EU to debate UK cloned cow case

EU food safety officials will hold urgent talks to thrash out a strategy on food from cloned animals, after it emerged the calf of a cloned cow was being raised on a UK farm.

Britain's Food Standards Agency (FSA) has asked the European Commission's Novel Foods Working Group to discuss the cow, named Dundee Paradise, at its meeting on Friday.

FSA officials sought legal advice on Wednesday after details emerged of the calf, which is the daughter of a clone living in the US.

The news drags Europe into the debate on cloned animals and their potential use in the food chain, less than two weeks after US authorities signalled they intended to approve milk and meat from clones for human consumption.

UK dairy officials and the National Farmers' Union (NFU) were keeping an open mind on Wednesday night, amid fears of a consumer backlash.

"There's no reason why there should be any risk in the milk of this animal, but we're going to have to work at this and find out what the public really thinks," Gwyn Jones, head of NFU's National Dairy Board, told DairyReporter.com.

Elements of Britain's mainstream media have already coined the term 'farmyard freaks' in reference to cloned animals. Media talk of 'Frankenstein foods' eight years ago was blamed for turning the public against genetically modified foods.

"We will be led by the consumer," said Jones. "It is important to have a measured debate in which the benefits and risks are examined in a calm way."

Optimists speculate that animal cloning may one day be used to breed a new generation of cows resistant to diseases, able to convert food more efficiently and produce more milk.

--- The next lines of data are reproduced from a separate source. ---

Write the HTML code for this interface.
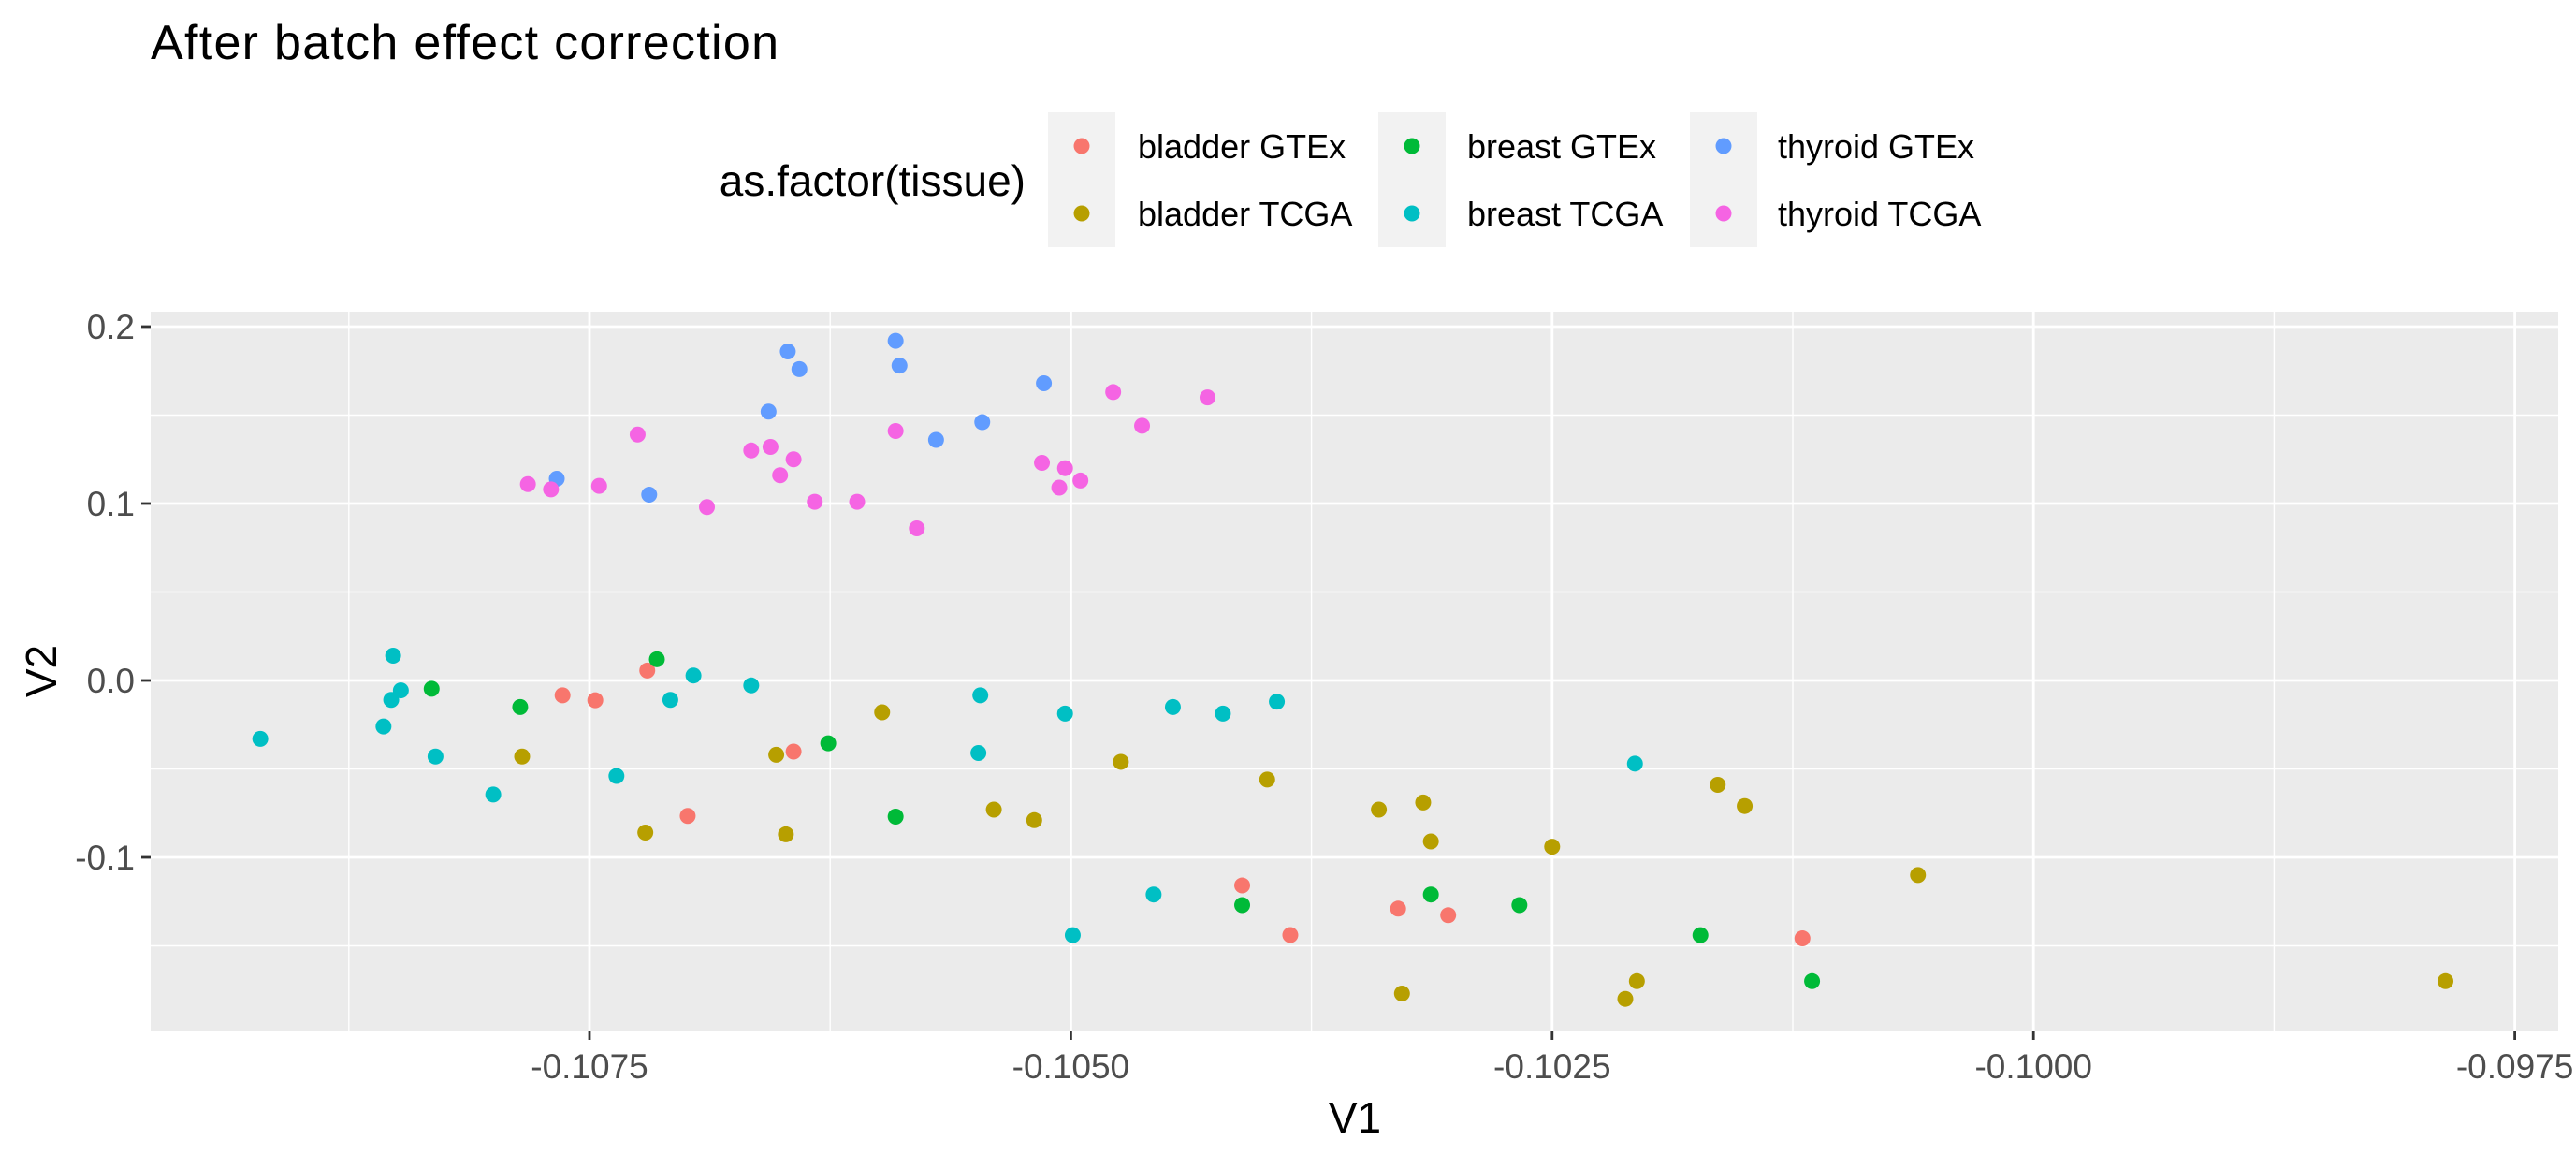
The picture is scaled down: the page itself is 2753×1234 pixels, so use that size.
<!DOCTYPE html>
<html><head><meta charset="utf-8"><style>
html,body{margin:0;padding:0;background:#fff}
svg{display:block;font-family:"Liberation Sans",Arial,sans-serif}
</style></head><body>
<svg id="chart" width="2753" height="1234" viewBox="0 0 2753 1234">
<text x="161" y="63" font-size="52" fill="#000" textLength="671">After batch effect correction</text>
<g id="legend"></g>
<rect x="161" y="333" width="2573" height="768" fill="#EBEBEB"/>
<g id="grid"></g>
<g id="points"></g>
<g id="axes"></g>
<text x="1448" y="1210" font-size="46" text-anchor="middle" fill="#000">V1</text>
<text transform="translate(60,717) rotate(-90)" font-size="46" text-anchor="middle" fill="#000">V2</text>
</svg>
<script>
const groups = ["bladder GTEx","bladder TCGA","breast GTEx","breast TCGA","thyroid GTEx","thyroid TCGA"];
const colors = ["#F8766D","#B79F00","#00BA38","#00BFC4","#619CFF","#F564E3"];
const xBladderGTEx = [-0.10764,-0.10747,-0.10720,-0.10699,-0.10644,-0.10411,-0.10386,-0.10330,-0.10304,-0.10120];
const yBladderGTEx = [-0.0084,-0.0112,0.0056,-0.0766,-0.0402,-0.1159,-0.1439,-0.129,-0.1327,-0.1458];
const xBladderTCGA = [-0.10785,-0.10721,-0.10653,-0.10648,-0.10598,-0.10540,-0.10519,-0.10474,-0.10398,-0.10340,-0.10317,-0.10313,-0.10328,-0.10250,-0.10212,-0.10206,-0.10164,-0.10150,-0.10060,-0.09786];
const yBladderTCGA = [-0.043,-0.086,-0.042,-0.087,-0.018,-0.073,-0.079,-0.046,-0.056,-0.073,-0.069,-0.091,-0.177,-0.094,-0.180,-0.170,-0.059,-0.071,-0.110,-0.170];
const xBreastGTEx = [-0.10832,-0.10786,-0.10715,-0.10626,-0.10591,-0.10411,-0.10313,-0.10267,-0.10173,-0.10115];
const yBreastGTEx = [-0.0047,-0.015,0.012,-0.0355,-0.077,-0.127,-0.121,-0.127,-0.144,-0.170];
const xBreastTCGA = [-0.10921,-0.10857,-0.10853,-0.10852,-0.10848,-0.10830,-0.10800,-0.10736,-0.10708,-0.10696,-0.10666,-0.10547,-0.10548,-0.10503,-0.10457,-0.10447,-0.10421,-0.10393,-0.10499,-0.10207];
const yBreastTCGA = [-0.033,-0.026,-0.011,0.014,-0.0056,-0.043,-0.0645,-0.054,-0.011,0.0028,-0.0028,-0.0084,-0.041,-0.0187,-0.121,-0.015,-0.0187,-0.012,-0.144,-0.047];
const xThyroidGTEx = [-0.10767,-0.10719,-0.10647,-0.10641,-0.10657,-0.10591,-0.10589,-0.10570,-0.10546,-0.10514];
const yThyroidGTEx = [0.114,0.105,0.186,0.176,0.152,0.192,0.178,0.136,0.146,0.168];
const xThyroidTCGA = [-0.10782,-0.10770,-0.10745,-0.10725,-0.10689,-0.10666,-0.10656,-0.10651,-0.10644,-0.10633,-0.10611,-0.10591,-0.10580,-0.10515,-0.10506,-0.10503,-0.10495,-0.10478,-0.10463,-0.10429];
const yThyroidTCGA = [0.111,0.108,0.110,0.139,0.098,0.130,0.132,0.116,0.125,0.101,0.101,0.141,0.086,0.123,0.109,0.120,0.113,0.163,0.144,0.160];
const xMajorTicks = [-0.1075,-0.105,-0.1025,-0.1,-0.0975];
const xTickLabels = ["-0.1075","-0.1050","-0.1025","-0.1000","-0.0975"];
const xMinorTicks = [-0.10875,-0.10625,-0.10375,-0.10125,-0.09875];
const yMajorTicks = [-0.1,0,0.1,0.2];
const yTickLabels = ["-0.1","0.0","0.1","0.2"];
const yMinorTicks = [-0.15,-0.05,0.05,0.15];

const PL=161, PR=2734, PT=333, PB=1101;
function xs(v){return 630+(v+0.1075)/0.0025*514.4;}
function ys(v){return 727-v*1890;}
const NS="http://www.w3.org/2000/svg";
function mk(tag,attrs,parent){const e=document.createElementNS(NS,tag);for(const k in attrs)e.setAttribute(k,attrs[k]);parent.appendChild(e);return e;}

const grid=document.getElementById('grid');
xMinorTicks.forEach(v=>{const l=mk('line',{x1:xs(v),x2:xs(v),y1:PT,y2:PB,stroke:'#fff','stroke-width':1.4},grid);

});
yMinorTicks.forEach(v=>{const l=mk('line',{x1:PL,x2:PR,y1:ys(v),y2:ys(v),stroke:'#fff','stroke-width':1.4},grid);

});
xMajorTicks.forEach(v=>{const l=mk('line',{x1:xs(v),x2:xs(v),y1:PT,y2:PB,stroke:'#fff','stroke-width':2.8},grid);

});
yMajorTicks.forEach(v=>{const l=mk('line',{x1:PL,x2:PR,y1:ys(v),y2:ys(v),stroke:'#fff','stroke-width':2.8},grid);

});

const axes=document.getElementById('axes');
xMajorTicks.forEach((v,i)=>{
 const t=mk('line',{x1:xs(v),x2:xs(v),y1:PB,y2:PB+10,stroke:'#333','stroke-width':2.8},axes);
 
 
 const tx=mk('text',{x:xs(v),y:PB+51,'font-size':37,'text-anchor':'middle',fill:'#4D4D4D'},axes);
 tx.textContent=xTickLabels[i];
 
 
});
yMajorTicks.forEach((v,i)=>{
 const t=mk('line',{x1:PL-10,x2:PL,y1:ys(v),y2:ys(v),stroke:'#333','stroke-width':2.8},axes);
 
 
 const tx=mk('text',{x:PL-17,y:ys(v)+13,'font-size':37,'text-anchor':'end',fill:'#4D4D4D'},axes);
 tx.textContent=yTickLabels[i];
 
 
});

const series=[[xBladderGTEx,yBladderGTEx],[xBladderTCGA,yBladderTCGA],[xBreastGTEx,yBreastGTEx],[xBreastTCGA,yBreastTCGA],[xThyroidGTEx,yThyroidGTEx],[xThyroidTCGA,yThyroidTCGA]];
const pts=document.getElementById('points');
series.forEach((s,gi)=>{
 s[0].forEach((xv,i)=>{
  const c=mk('circle',{cx:xs(xv),cy:ys(s[1][i]),r:8.5,fill:colors[gi]},pts);
  
  
 });
});

const lg=document.getElementById('legend');
const lt=mk('text',{x:1096,y:209,'font-size':46,'text-anchor':'end',fill:'#000'},lg);
lt.textContent='as.factor(tissue)';


const colKeyX=[1120,1473,1806], colTextX=[1216,1568,1900], rowY=[156,228];
for(let c=0;c<3;c++){
 const bg=mk('rect',{x:colKeyX[c],y:120,width:72,height:144,fill:'#F2F2F2'},lg);
 
 
 for(let r=0;r<2;r++){
  const gi=c*2+r;
  const d=mk('circle',{cx:colKeyX[c]+36,cy:rowY[r],r:8.5,fill:colors[gi]},lg);
  
  
  const t=mk('text',{x:colTextX[c],y:rowY[r]+13,'font-size':36,fill:'#000'},lg);
  t.textContent=groups[gi];
  
  
 }
}
</script>
</body></html>
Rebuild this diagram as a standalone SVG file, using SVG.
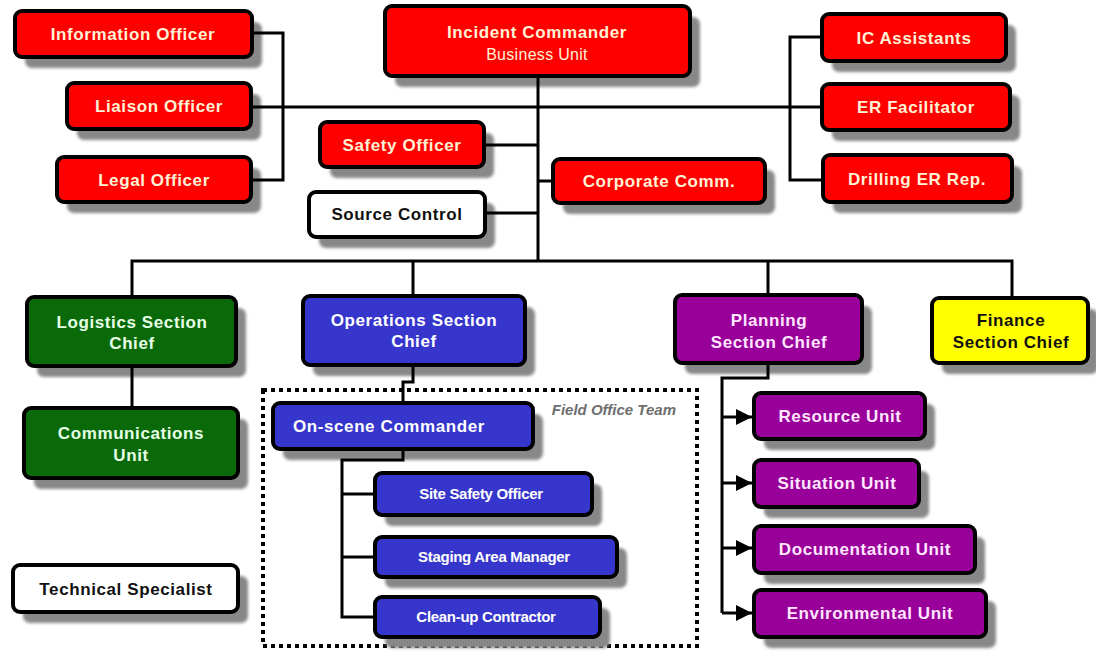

Critics say the process is not reliable enough, arguing clones are more susceptible to birth defects and premature death.

No animal health and welfare regulations had been broken by the UK farm raising Dundee Paradise, the UK Department of Environment, Food and Rural Affairs said in a statement.

"Any offspring from a cloned animal is considered to be the same as any other naturally born cow.

"This case refers to a cloned animal, not a genetically modified one, therefore the genetic material of the cloned animal would be an identical genetic replica of the original cow."

No separate EU laws exist to govern the import of cloned animals or embryos.

Commission officials were warned in 2005 that that animal cloning would have to be addressed in more detail.

Other countries, including the US, Japan, China and Australia were ploughing research into animal cloning, said the report, completed by the Danish Centre for Bioethics and Risk Assessment as part of the Commission's 'Cloning in Public' project.

This made it likely that products derived from animal clones would arrive in the EU at some point.

The UK FSA said any food from a cloned animal would be handled as a novel food and so require the approval of all 27 EU member states before entering the market. No applications had yet been received, it added.